Air Fryer Reference
Frozen Bagels in an Air Fryer
Frozen · straight from the bag
- Temperature
- 350 °F
- 177 °C
- Total time
- 6 min
- Flip at
- 3 min
- flip once
- Serving
- 4 to 6 bagel halves in a single layer
- from frozen
Doneness
The cut face is evenly golden-amber with a fine blister pattern across the surface; the crust side picks up a slightly darker bronze from grate contact. The interior is hot and chewy — a quick tap on the cut face gives a crisp knock, not a soft flex.
Technique
Load halves cut-side up straight from the freezer — no thaw, no preheat. The frozen surface moisture flash-vaporises in the first minute and gives the cut face its blistered crisp. At 3 minutes, flip each half cut-side down and continue for 3 more minutes at 350 °F (177 °C). Pull when the cut face is uniformly golden-amber. TJ's Mini Bagels go at 4 min total with a flip at 2; Western Bagel NYC-Style go 7 min with a flip at 3.5; Bantam Bagels pre-stuffed cook 5 min with no flip (the cream-cheese sphere tears if tipped).
Oil & seasoning
Skip the oil on any enriched-dough supermarket bagel (Lender's, Sara Lee, Western Bagel) — the par-baked dough already carries enough fat to toast without it, and added oil pools in the basket and scorches. Home-frozen bagels can take a thin butter brush on the cut face before loading; Bantam Bagels and TJ's Minis also need no oil.
Watch out for
- Do not thaw first.

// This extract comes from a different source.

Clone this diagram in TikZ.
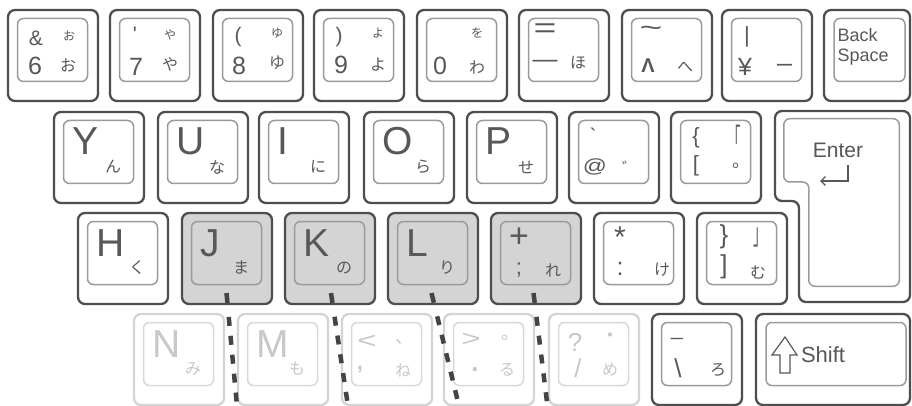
\documentclass[tikz,border=0pt]{standalone}
\usepackage{fontspec}
\setmainfont{Liberation Sans}
\newfontfamily\jp{Noto Sans CJK JP}
\usepackage{graphicx}
\usetikzlibrary{arrows.meta}
\definecolor{kdark}{HTML}{4E4E4E}
\definecolor{klight}{HTML}{9A9A9A}
\definecolor{ktext}{HTML}{585858}
\definecolor{kfill}{HTML}{D4D4D5}
\definecolor{kfade}{HTML}{D4D4D4}
\definecolor{kfadei}{HTML}{D8D8D8}
\definecolor{kfadetext}{HTML}{C8C8C8}
\definecolor{kdash}{HTML}{444444}
\newcommand{\kfs}[1]{\fontsize{#1}{#1}\selectfont}
\newcommand{\KB}[2][]{%
  \node[keyout,#1] (#2) at (46,46.5) {};
  \node[keyin,#1] (#2i) at (45.5,41) {};}
\newcommand{\LK}[6][]{%
  \begin{scope}[shift={(#3,#4)}]
  \KB[#1]{#2}
  \node[big] (#2a) at (19,44) {#5};
  \node[kana] (#2b) at (60,56) {#6};
  \end{scope}}
\begin{document}
\begin{tikzpicture}[x=1pt,y=-1pt,
  kbo/.style={draw=kdark}, kbi/.style={draw=klight},
  keyout/.style={kbo, fill=white, line width=2.3pt, rounded corners=7pt, minimum width=90pt, minimum height=91pt, inner sep=0pt, outer sep=0pt},
  keyin/.style={kbi, line width=1.5pt, rounded corners=6pt, minimum width=70pt, minimum height=63pt, inner sep=0pt, outer sep=0pt},
  sel/.style={fill=kfill},
  ink/.style={text=ktext},
  txt/.style={ink, inner sep=0pt, outer sep=0pt},
  sym/.style={txt, font=\kfs{21}},
  dig/.style={txt, font=\kfs{25}},
  big/.style={txt, font=\kfs{39}, anchor=base west},
  kana/.style={txt, font=\jp\kfs{16}},
  kanas/.style={txt, font=\jp\kfs{12}},
  dashln/.style={draw=kdash, line width=4.5pt, dash pattern=on 10pt off 14pt on 9pt off 10pt on 9pt off 10pt on 9pt off 10pt on 9pt off 10pt on 9pt off 10pt}]
\useasboundingbox (0,0) rectangle (912,406);
\fill[white] (0,0) rectangle (912,406);
% ---------- row 1
\begin{scope}[shift={(7,9)}]\KB{k6}
\node[sym] (k6a) at (29,29) {\&};
\node[dig] (k6b) at (28,57) {6};
\node[kanas] (k6c) at (62,27) {お};
\node[kana] (k6d) at (61,56) {お};
\end{scope}
\begin{scope}[shift={(109,9)}]\KB{k7}
\node[sym] (k7a) at (26,25) {\textquotesingle};
\node[dig] (k7b) at (27,58) {7};
\node[kanas] (k7c) at (61,26) {や};
\node[kana] (k7d) at (61,55) {や};
\end{scope}
\begin{scope}[shift={(212,9)}]\KB{k8}
\node[sym] (k8a) at (26,28) {(};
\node[dig] (k8b) at (27,57) {8};
\node[kanas] (k8c) at (65,24) {ゆ};
\node[kana] (k8d) at (65,54) {ゆ};
\end{scope}
\begin{scope}[shift={(313,9)}]\KB{k9}
\node[sym] (k9a) at (26,28) {)};
\node[dig] (k9b) at (28,56) {9};
\node[kanas] (k9c) at (65,24) {よ};
\node[kana] (k9d) at (65,56) {よ};
\end{scope}
\begin{scope}[shift={(416,9)}]\KB{k0}
\node[dig] (k0b) at (24,57) {0};
\node[kanas] (k0c) at (61,24) {を};
\node[kana] (k0d) at (61,58) {わ};
\end{scope}
\begin{scope}[shift={(518,9)}]\KB{kmin}
\node[sym,font=\kfs{28}] (kmina) at (27,22) {\scalebox{1.4}[1]{=}};
\node[dig] (kminb) at (27,55) {—};
\node[kana] (kminc) at (60,54) {ほ};
\end{scope}
\begin{scope}[shift={(621,9)}]\KB{kcar}
\node[sym,font=\kfs{26}] (kcara) at (30,22) {\scalebox{1.5}[1]{\textasciitilde}};
\node[sym,font=\bfseries\kfs{20}] (kcarb) at (27,57) {Λ};
\node[kana] (kcarc) at (64,58) {へ};
\end{scope}
\begin{scope}[shift={(721,9)}]\KB{kyen}
\node[sym,font=\kfs{22}] (kyena) at (26,28) {\textbar};
\node[dig] (kyenb) at (24,58) {¥};
\node[kana,font=\jp\kfs{19}] (kyenc) at (64,59) {ー};
\end{scope}
\begin{scope}[shift={(823,9)}]
\node[keyout,minimum width=86pt] (kbs) at (44,46.5) {};
\node[keyin,minimum width=71pt] (kbsi) at (46.5,41) {};
\node[txt,font=\fontsize{18}{20}\selectfont,align=left,anchor=north west] (kbsa) at (14.5,19) {Back\\Space};
\end{scope}
% ---------- row 2
\LK{kY}{53}{111}{Y}{ん}
\LK{kU}{157}{111}{U}{な}
\LK{kI}{258}{111}{I}{に}
\LK{kO}{363}{111}{O}{ら}
\LK{kP}{466}{111}{P}{せ}
\begin{scope}[shift={(568,111)}]\KB{kat}
\node[sym] (kata) at (25,25) {\textasciigrave};
\node[sym,font=\kfs{19}] (katb) at (27,56) {\scalebox{1.25}[1]{@}};
\node[kana] (katc) at (62,57) {゛};
\end{scope}
\begin{scope}[shift={(670,111)}]\KB{klb}
\node[sym,font=\kfs{22}] (klba) at (26,27) {\{};
\node[sym,font=\kfs{22}] (klbb) at (26,55) {[};
\node[kana,font=\jp\kfs{30}] (klbc) at (64,27) {\scalebox{0.45}[1]{「}};
\node[kana,font=\jp\kfs{18}] (klbd) at (71,55) {。};
\end{scope}
% Enter
\draw[kbo, fill=white, line width=2.3pt, rounded corners=7pt] (775,111) -- (910,111) -- (910,302) -- (799,302) -- (799,201) -- (775,201) -- cycle;
\draw[kbi, line width=1.5pt, rounded corners=6pt] (783.75,118.75) -- (899.25,118.75) -- (899.25,286.25) -- (808.75,286.25) -- (808.75,182) -- (783.75,182) -- cycle;
\node[txt,font=\kfs{21}] (kent) at (838,150) {Enter};
\coordinate (ea) at (848,165);
\coordinate (eb) at (848,181);
\coordinate (ec) at (820,181);
\draw[ktext, line width=1.3pt, -{Straight Barb[length=4.5pt,width=9pt]}] (ea) -- (eb) -- (ec);
% ---------- row 3
\LK{kH}{77}{212}{H}{く}
\LK[sel]{kJ}{181}{212}{J}{ま}
\LK[sel]{kK}{284}{212}{K}{の}
\LK[sel]{kL}{387}{212}{L}{り}
\begin{scope}[shift={(490,212)}]\KB[sel]{ksc}
\node[sym,font=\kfs{34}] (ksca) at (29,26) {+};
\node[sym,font=\kfs{22}] (kscb) at (29,58) {;};
\node[kana] (kscc) at (63,58) {れ};
\end{scope}
\begin{scope}[shift={(593,212)}]\KB{kco}
\node[sym,font=\kfs{30}] (kcoa) at (27,25) {*};
\node[sym,font=\kfs{25}] (kcob) at (27,57) {:};
\node[kana] (kcoc) at (69,58) {け};
\end{scope}
\begin{scope}[shift={(696,212)}]\KB{krb}
\node[sym,font=\kfs{26}] (krba) at (28,25) {\}};
\node[sym,font=\kfs{26}] (krbb) at (28,55) {]};
\node[kana,font=\jp\kfs{30}] (krbc) at (64,25) {\scalebox{0.45}[1]{」}};
\node[kana] (krbd) at (62,60) {む};
\end{scope}
% ---------- row 4 (faded)
\begin{scope}[kbo/.style={draw=kfade}, kbi/.style={draw=kfadei}, ink/.style={text=kfadetext}]
\LK{kN}{133}{313}{N}{み}
\LK{kM}{237}{313}{M}{も}
\begin{scope}[shift={(341,313)}]\KB{kcm}
\node[sym,font=\kfs{23}] (kcma) at (26,29) {\scalebox{1.45}[1]{<}};
\node[kana,font=\jp\kfs{18}] (kcmb) at (63,29) {、};
\node[sym,font=\bfseries\kfs{22}] (kcmc) at (19,57) {,};
\node[kana] (kcmd) at (62,57) {ね};
\end{scope}
\begin{scope}[shift={(443,313)}]\KB{kpd}
\node[sym,font=\kfs{23}] (kpda) at (28,27) {\scalebox{1.45}[1]{>}};
\node[kana,font=\jp\kfs{18}] (kpdb) at (67,25) {。};
\node[sym,font=\bfseries\kfs{26}] (kpdc) at (32,57) {.};
\node[kana] (kpdd) at (64,57) {る};
\end{scope}
\begin{scope}[shift={(548,313)}]\KB{ksl}
\node[sym,font=\kfs{26}] (ksla) at (27,29) {?};
\node[kana,font=\jp\kfs{20}] (kslb) at (62,25) {・};
\node[sym,font=\kfs{26}] (kslc) at (30,55) {/};
\node[kana] (ksld) at (62,57) {め};
\end{scope}
\end{scope}
\begin{scope}[shift={(651,313)}]\KB{kbsl}
\node[sym] (kbsla) at (26,25) {\_};
\node[sym,font=\kfs{26}] (kbslb) at (27,55) {\textbackslash};
\node[kana] (kbslc) at (67,57) {ろ};
\end{scope}
\begin{scope}[shift={(755,313)}]
\node[keyout,minimum width=154pt] (kshift) at (78,46.5) {};
\node[keyin,minimum width=140pt] (kshifti) at (81,41) {};
\draw[ktext, line width=1.2pt, line join=miter] (30,24) -- (42,42) -- (35,42) -- (35,60) -- (25,60) -- (25,42) -- (17,42) -- cycle;
\node[txt,font=\kfs{22},anchor=west] (kshifta) at (46,42) {Shift};
\end{scope}
% ---------- dashed guide lines
\coordinate (j1) at (226.5,293); \coordinate (j2) at (237,406);
\coordinate (k1) at (331,293);   \coordinate (k2) at (348,406);
\coordinate (l1) at (431.5,293); \coordinate (l2) at (459,406);
\coordinate (s1) at (533.5,293); \coordinate (s2) at (547.5,406);
\draw[dashln] (j1) -- (j2);
\draw[dashln] (k1) -- (k2);
\draw[dashln] (l1) -- (l2);
\draw[dashln] (s1) -- (s2);
\end{tikzpicture}
\end{document}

The frozen surface is what creates the blistered crisp; a thawed bagel toasts to a flat, pale amber instead.
- Slice in half before freezing if you are freezing whole bakery bagels at home — a clean flat cut face toasts far more evenly than one cut from a half-thawed bagel.
- Add toppings after cooking, never before. Butter and cream cheese melt off a cold bagel onto the basket floor; lox or smoked salmon turns leathery inside the fryer.
- Do not push Bantam Bagels past 5 minutes — the cream-cheese filling liquefies and ruptures the sphere, leaving a scorched mess on the basket floor.